# 标注语料库

## 表示已标注的标识符

在 NLTK 中，一个已标注的标识符使用一个由标识符和标记组成的元组来表示，我们可以使用函数 str2tuple() 从一个已标注的标识符的标准字符串创建这样的元组：

In [1]:
import nltk

tagged_token = nltk.tag.str2tuple('fly/NN')
tagged_token

('fly', 'NN')

我们可以直接从一个字符串构造一个已标注的标识符链表：

In [2]:
sent = '''
The/AT grand/JJ jury/NN commented/VBD on/IN a/AT number/NN of/IN
other/AP topics/NNS ,/, AMONG/IN them/PPO the/AT Atlanta/NP and/CC
Fulton/NP-tl County/NN-tl purchasing/VBG departments/NNS which/WDT it/PPS
said/VBD ``/`` ARE/BER well/QL operated/VBN and/CC follow/VB generally/RB
accepted/VBN practices/NNS which/WDT inure/VB to/IN the/AT best/JJT
interest/NN of/IN both/ABX governments/NNS ''/'' ./.
'''
print([nltk.tag.str2tuple(t) for t in sent.split()][:5])
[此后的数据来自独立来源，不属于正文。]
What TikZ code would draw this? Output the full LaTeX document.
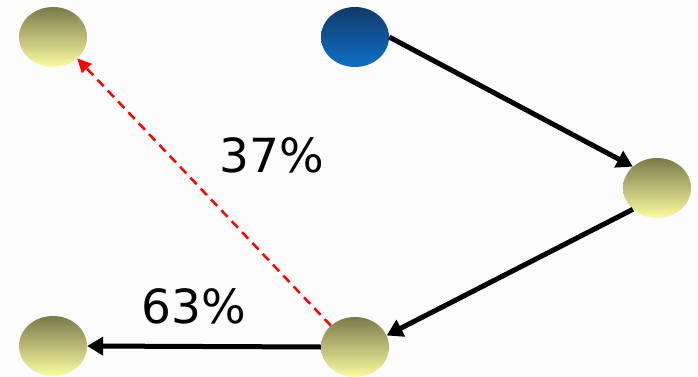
\documentclass[tikz,border=0pt]{standalone}
\usepackage{fontspec}
\setmainfont{DejaVu Sans}
\usetikzlibrary{shapes.geometric,arrows.meta}
\definecolor{oliveTop}{RGB}{122,122,76}
\definecolor{oliveBot}{RGB}{252,252,160}
\definecolor{blueTop}{RGB}{18,58,105}
\definecolor{blueBot}{RGB}{14,112,200}
\definecolor{bgGray}{RGB}{252,252,252}
\tikzset{
  ball/.style={ellipse, minimum width=68pt, minimum height=60pt, inner sep=0pt, draw=none, top color=oliveTop, bottom color=oliveBot},
  blueball/.style={ball, top color=blueTop, bottom color=blueBot},
  flow/.style={line width=5pt, -{Triangle[length=16pt,width=18pt]}},
  back/.style={red, line width=2.5pt, dash pattern=on 9pt off 6pt, -{Triangle[length=14pt,width=13pt]}},
  pct/.style={font=\fontsize{47}{50}\selectfont, inner sep=0pt}
}
\begin{document}
\begin{tikzpicture}[x=1pt,y=-1pt]
\useasboundingbox[fill=bgGray] (0,0) rectangle (698,377);
\node[ball] (tl) at (53,37) {};
\node[blueball] (src) at (355,37) {};
\node[ball] (r) at (657,188) {};
\node[ball] (bm) at (355,347) {};
\node[ball] (bl) at (53,346) {};
\draw[flow] (src.east) -- (r.north west);
\draw[flow] (r.south west) -- (bm.20);
\draw[flow] (bm.west) -- (bl.east);
\draw[back] (bm.north west) -- (tl.south east);
\node[pct] (p37) at (272,155) {37\%};
\node[pct] (p63) at (194,306) {63\%};
\end{tikzpicture}
\end{document}
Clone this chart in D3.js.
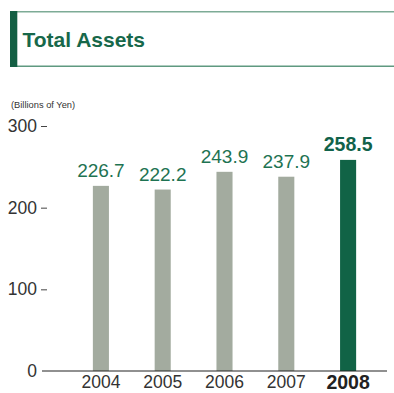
<!DOCTYPE html>
<html>
<head>
<meta charset="utf-8">
<script src="https://cdn.jsdelivr.net/npm/d3@7"></script>
<style>
  html, body { margin: 0; padding: 0; background: #fff; }
  svg { display: block; font-family: "Liberation Sans", Arial, Helvetica, sans-serif; }
</style>
</head>
<body>
<svg id="chart" width="394" height="393"></svg>
<script>
// Total assets by fiscal year (billions of yen)
const years = ["2004", "2005", "2006", "2007", "2008"];
const assets = [226.7, 222.2, 243.9, 237.9, 258.5];
const yTicks = [0, 100, 200, 300];
const highlightYear = "2008";

const svg = d3.select("#chart");

// Header panel
svg.append("line").attr("x1", 10).attr("x2", 394).attr("y1", 11.7).attr("y2", 11.7)
  .attr("stroke", "#7dab96").attr("stroke-width", 1.5);
svg.append("line").attr("x1", 17).attr("x2", 394).attr("y1", 66.3).attr("y2", 66.3)
  .attr("stroke", "#5f9980").attr("stroke-width", 1.5);
svg.append("rect").attr("x", 10).attr("y", 11).attr("width", 7.3).attr("height", 56)
  .attr("fill", "#135f43");
svg.append("text").attr("x", 22.5).attr("y", 46.5)
  .attr("font-size", 21).attr("font-weight", "bold").attr("fill", "#17684a")
  .text("Total Assets");

// Scales
const x = d3.scaleBand().domain(years).range([70, 379])
  .paddingInner(0.74).paddingOuter(0.37);
const y = d3.scaleLinear().domain([0, 300]).range([371, 126]);

// Unit label
svg.append("text").attr("x", 11).attr("y", 108)
  .attr("font-size", 9.3).attr("fill", "#333").text("(Billions of Yen)");

// Y axis: short dash ticks with labels
const yAxis = svg.append("g").attr("transform", "translate(47,0)")
  .call(d3.axisLeft(y).tickValues(yTicks).tickSize(6).tickPadding(4).tickFormat(d3.format("d")));
yAxis.select(".domain").remove();
yAxis.selectAll(".tick line").attr("stroke", "#444").attr("stroke-width", 1);
yAxis.selectAll(".tick text").attr("font-size", 17.5).attr("fill", "#333")
  .attr("font-family", "Liberation Sans, Arial, sans-serif");
yAxis.selectAll(".tick").filter(d => d === 0).select("line").remove();

// Bars
svg.append("g").selectAll("rect").data(years).join("rect")
  .attr("x", d => x(d))
  .attr("y", (d, i) => y(assets[i]))
  .attr("width", x.bandwidth())
  .attr("height", (d, i) => y(0) - y(assets[i]))
  .attr("fill", d => d === highlightYear ? "#116346" : "#a3ab9f");

// Value labels
svg.append("g").selectAll("text").data(years).join("text")
  .attr("x", d => x(d) + x.bandwidth() / 2)
  .attr("y", (d, i) => y(assets[i]) - 9)
  .attr("text-anchor", "middle")
  .attr("font-size", d => d === highlightYear ? 19.5 : 19)
  .attr("font-weight", d => d === highlightYear ? "bold" : "normal")
  .attr("fill", d => d === highlightYear ? "#11624a" : "#1e7352")
  .text((d, i) => assets[i].toFixed(1));

// Baseline
svg.append("line").attr("x1", 42).attr("x2", 387).attr("y1", y(0)).attr("y2", y(0))
  .attr("stroke", "#222").attr("stroke-width", 1.2);

// X axis labels
const xAxis = svg.append("g").attr("transform", `translate(0,${y(0)})`)
  .call(d3.axisBottom(x).tickSize(0).tickPadding(4.5));
xAxis.select(".domain").remove();
xAxis.selectAll(".tick text")
  .attr("font-size", d => d === highlightYear ? 19.5 : 17.5)
  .attr("font-weight", d => d === highlightYear ? "bold" : "normal")
  .attr("fill", d => d === highlightYear ? "#222" : "#333")
  .attr("font-family", "Liberation Sans, Arial, sans-serif");
</script>
</body>
</html>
[('The', 'AT'), ('grand', 'JJ'), ('jury', 'NN'), ('commented', 'VBD'), ('on', 'IN')]


## 读取已标注的语料库

NLTK 中包括的若干语料库已标注了词性，并提供了同意的阅读器接口：

In [3]:
print(nltk.corpus.brown.tagged_words())
print(nltk.corpus.nps_chat.tagged_words())
print(nltk.corpus.conll2000.tagged_words())

[('The', 'AT'), ('Fulton', 'NP-TL'), ...]
[('now', 'RB'), ('im', 'PRP'), ('left', 'VBD'), ...]
[('Confidence', 'NN'), ('in', 'IN'), ('the', 'DT'), ...]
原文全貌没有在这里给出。